__Task description__
All lines in the records below from the line with "Give me the Plotly source for this chart." through the line with "import plotly.graph_objects as go" are to be given again exactly, both ends included; the pictures are to be left out.

[Entries with chart source code]
[start]

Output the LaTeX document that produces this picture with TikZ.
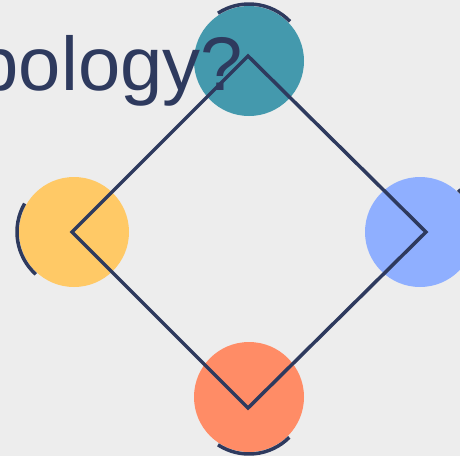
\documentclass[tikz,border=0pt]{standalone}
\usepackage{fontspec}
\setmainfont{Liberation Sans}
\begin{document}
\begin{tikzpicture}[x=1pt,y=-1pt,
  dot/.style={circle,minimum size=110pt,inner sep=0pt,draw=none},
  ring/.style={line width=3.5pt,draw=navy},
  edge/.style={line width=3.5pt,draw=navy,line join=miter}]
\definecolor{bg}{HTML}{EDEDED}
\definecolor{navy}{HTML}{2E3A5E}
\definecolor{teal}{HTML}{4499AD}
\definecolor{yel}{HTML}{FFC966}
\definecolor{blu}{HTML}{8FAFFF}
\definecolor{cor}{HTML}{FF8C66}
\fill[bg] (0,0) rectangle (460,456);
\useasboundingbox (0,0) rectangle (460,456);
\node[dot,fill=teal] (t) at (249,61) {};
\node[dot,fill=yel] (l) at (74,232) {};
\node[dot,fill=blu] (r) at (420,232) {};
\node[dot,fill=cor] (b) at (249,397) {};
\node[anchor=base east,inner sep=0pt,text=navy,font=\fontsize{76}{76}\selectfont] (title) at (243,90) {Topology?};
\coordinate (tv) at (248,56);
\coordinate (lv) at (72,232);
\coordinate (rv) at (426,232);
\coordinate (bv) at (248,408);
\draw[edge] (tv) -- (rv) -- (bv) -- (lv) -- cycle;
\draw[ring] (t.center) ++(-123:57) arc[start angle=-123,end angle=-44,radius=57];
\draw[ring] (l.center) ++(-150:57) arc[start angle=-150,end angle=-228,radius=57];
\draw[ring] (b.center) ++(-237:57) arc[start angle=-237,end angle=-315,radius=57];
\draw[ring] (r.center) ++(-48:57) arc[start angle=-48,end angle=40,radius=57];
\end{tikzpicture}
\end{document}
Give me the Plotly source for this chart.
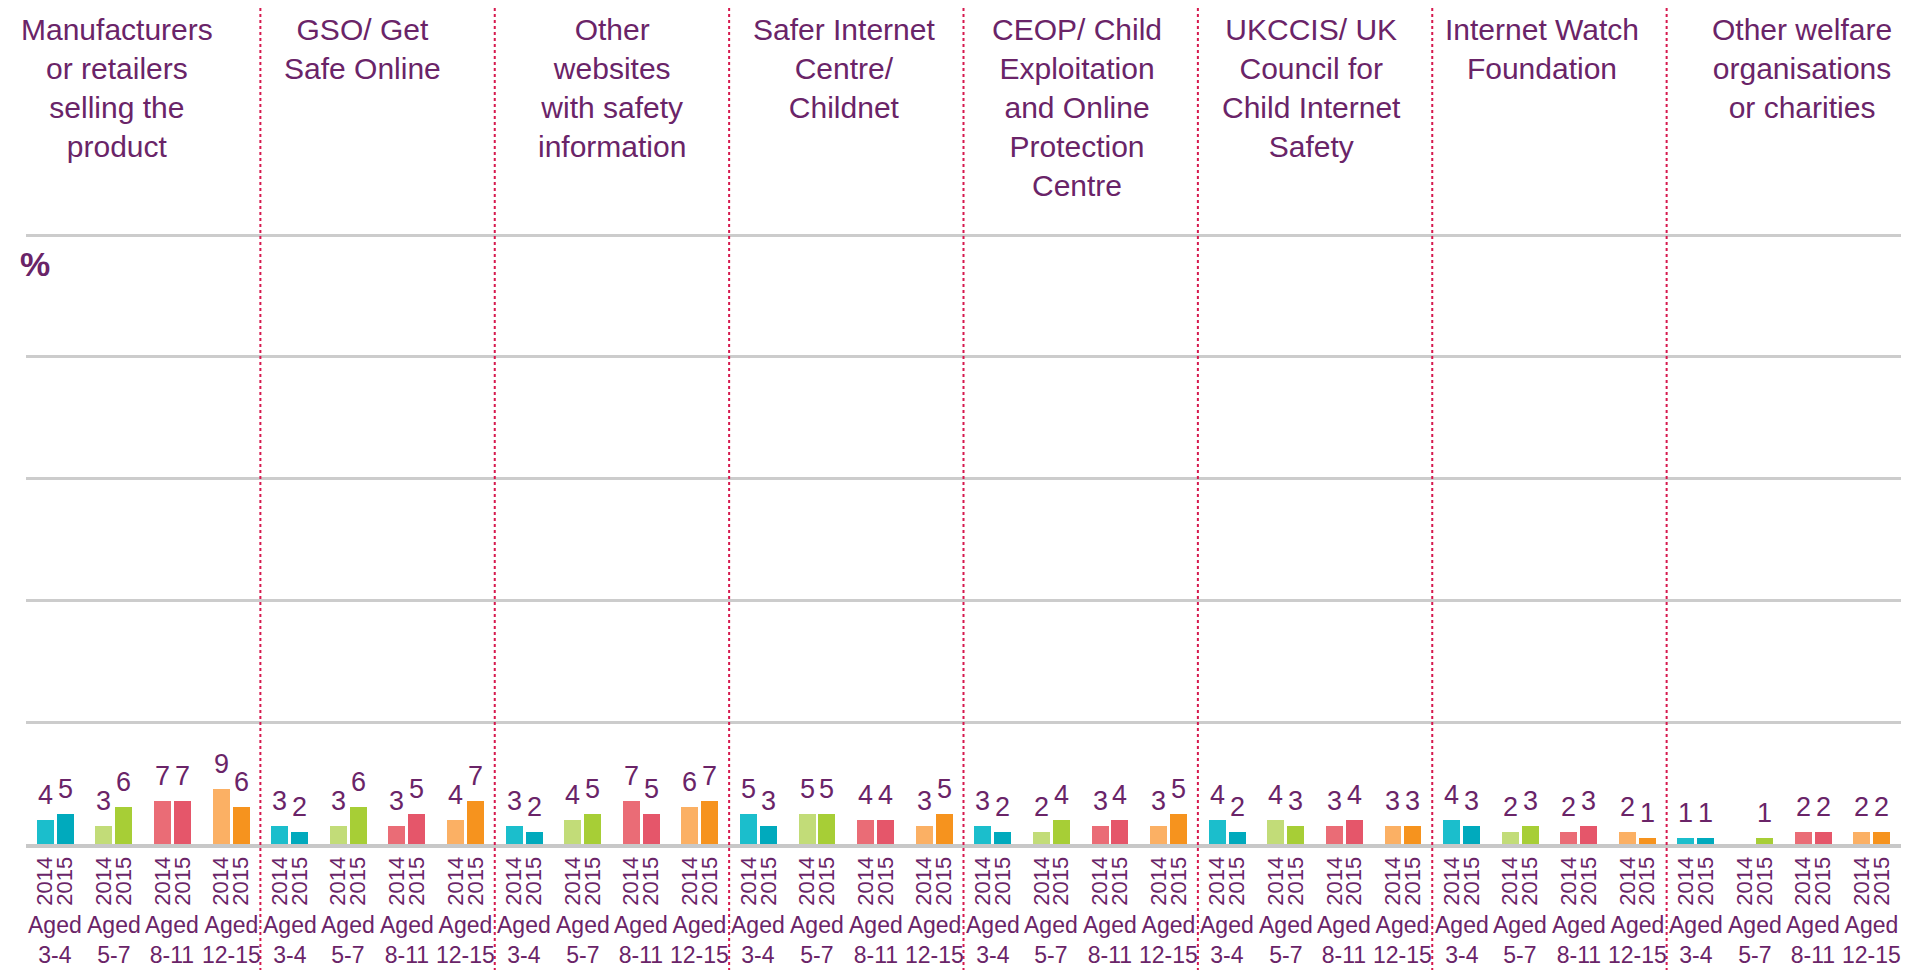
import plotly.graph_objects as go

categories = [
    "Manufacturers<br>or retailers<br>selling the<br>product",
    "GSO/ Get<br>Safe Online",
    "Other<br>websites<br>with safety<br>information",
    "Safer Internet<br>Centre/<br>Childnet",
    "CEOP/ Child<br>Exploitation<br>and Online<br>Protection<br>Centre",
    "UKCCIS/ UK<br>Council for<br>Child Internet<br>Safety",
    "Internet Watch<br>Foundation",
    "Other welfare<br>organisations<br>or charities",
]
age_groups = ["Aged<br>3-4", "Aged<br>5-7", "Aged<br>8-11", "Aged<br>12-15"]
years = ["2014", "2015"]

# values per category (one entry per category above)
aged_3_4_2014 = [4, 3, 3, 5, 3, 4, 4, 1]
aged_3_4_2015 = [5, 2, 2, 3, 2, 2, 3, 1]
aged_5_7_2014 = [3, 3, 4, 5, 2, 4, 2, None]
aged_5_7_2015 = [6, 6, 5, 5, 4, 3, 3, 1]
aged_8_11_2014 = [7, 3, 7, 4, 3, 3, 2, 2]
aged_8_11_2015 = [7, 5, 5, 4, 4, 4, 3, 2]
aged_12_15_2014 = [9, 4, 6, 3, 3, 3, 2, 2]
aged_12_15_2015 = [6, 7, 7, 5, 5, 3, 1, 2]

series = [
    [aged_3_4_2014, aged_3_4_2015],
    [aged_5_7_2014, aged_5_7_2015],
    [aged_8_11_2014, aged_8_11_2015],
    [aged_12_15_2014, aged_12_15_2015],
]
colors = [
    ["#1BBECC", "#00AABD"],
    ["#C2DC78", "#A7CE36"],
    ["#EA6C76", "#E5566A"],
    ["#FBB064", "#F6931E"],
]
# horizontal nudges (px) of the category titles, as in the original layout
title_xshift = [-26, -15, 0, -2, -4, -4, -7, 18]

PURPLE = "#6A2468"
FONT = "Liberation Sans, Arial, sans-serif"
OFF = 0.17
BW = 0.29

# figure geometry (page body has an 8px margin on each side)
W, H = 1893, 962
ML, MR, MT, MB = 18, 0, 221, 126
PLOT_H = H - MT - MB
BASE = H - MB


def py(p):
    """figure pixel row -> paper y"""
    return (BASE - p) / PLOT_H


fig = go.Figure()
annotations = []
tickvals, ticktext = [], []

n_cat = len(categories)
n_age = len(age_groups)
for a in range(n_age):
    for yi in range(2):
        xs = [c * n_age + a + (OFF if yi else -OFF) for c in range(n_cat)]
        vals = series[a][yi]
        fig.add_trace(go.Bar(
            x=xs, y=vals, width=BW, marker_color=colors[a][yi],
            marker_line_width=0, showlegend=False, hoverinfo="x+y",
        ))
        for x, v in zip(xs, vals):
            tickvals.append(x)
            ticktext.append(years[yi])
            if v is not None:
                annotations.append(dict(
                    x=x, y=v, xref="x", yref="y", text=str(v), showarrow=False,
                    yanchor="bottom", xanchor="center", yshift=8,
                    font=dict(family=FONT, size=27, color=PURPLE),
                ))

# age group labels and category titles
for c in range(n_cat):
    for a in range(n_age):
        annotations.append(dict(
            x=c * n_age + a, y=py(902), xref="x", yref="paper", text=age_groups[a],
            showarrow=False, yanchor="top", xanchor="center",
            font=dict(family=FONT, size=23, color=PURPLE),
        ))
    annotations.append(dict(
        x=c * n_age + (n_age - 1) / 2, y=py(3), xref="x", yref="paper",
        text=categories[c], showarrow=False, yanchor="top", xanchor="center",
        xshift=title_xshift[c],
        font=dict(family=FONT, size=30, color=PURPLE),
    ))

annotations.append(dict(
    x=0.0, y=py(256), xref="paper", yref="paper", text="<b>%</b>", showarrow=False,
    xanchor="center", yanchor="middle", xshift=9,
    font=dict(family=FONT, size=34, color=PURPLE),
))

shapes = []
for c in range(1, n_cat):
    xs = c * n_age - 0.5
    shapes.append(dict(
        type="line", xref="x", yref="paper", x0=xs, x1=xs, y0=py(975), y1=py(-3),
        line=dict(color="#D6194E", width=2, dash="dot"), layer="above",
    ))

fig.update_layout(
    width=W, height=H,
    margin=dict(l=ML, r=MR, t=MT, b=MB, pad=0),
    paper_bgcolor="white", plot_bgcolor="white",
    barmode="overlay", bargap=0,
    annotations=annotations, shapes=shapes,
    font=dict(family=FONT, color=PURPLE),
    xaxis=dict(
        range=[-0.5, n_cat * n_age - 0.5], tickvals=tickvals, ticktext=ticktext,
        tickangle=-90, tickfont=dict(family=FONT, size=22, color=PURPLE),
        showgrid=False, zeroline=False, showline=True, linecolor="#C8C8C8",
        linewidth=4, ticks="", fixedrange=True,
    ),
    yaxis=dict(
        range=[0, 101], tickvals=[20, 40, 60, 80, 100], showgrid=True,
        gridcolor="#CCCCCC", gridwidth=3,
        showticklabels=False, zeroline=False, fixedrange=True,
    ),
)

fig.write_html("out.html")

[end]

__Full solution__
Give me the Plotly source for this chart.
import plotly.graph_objects as go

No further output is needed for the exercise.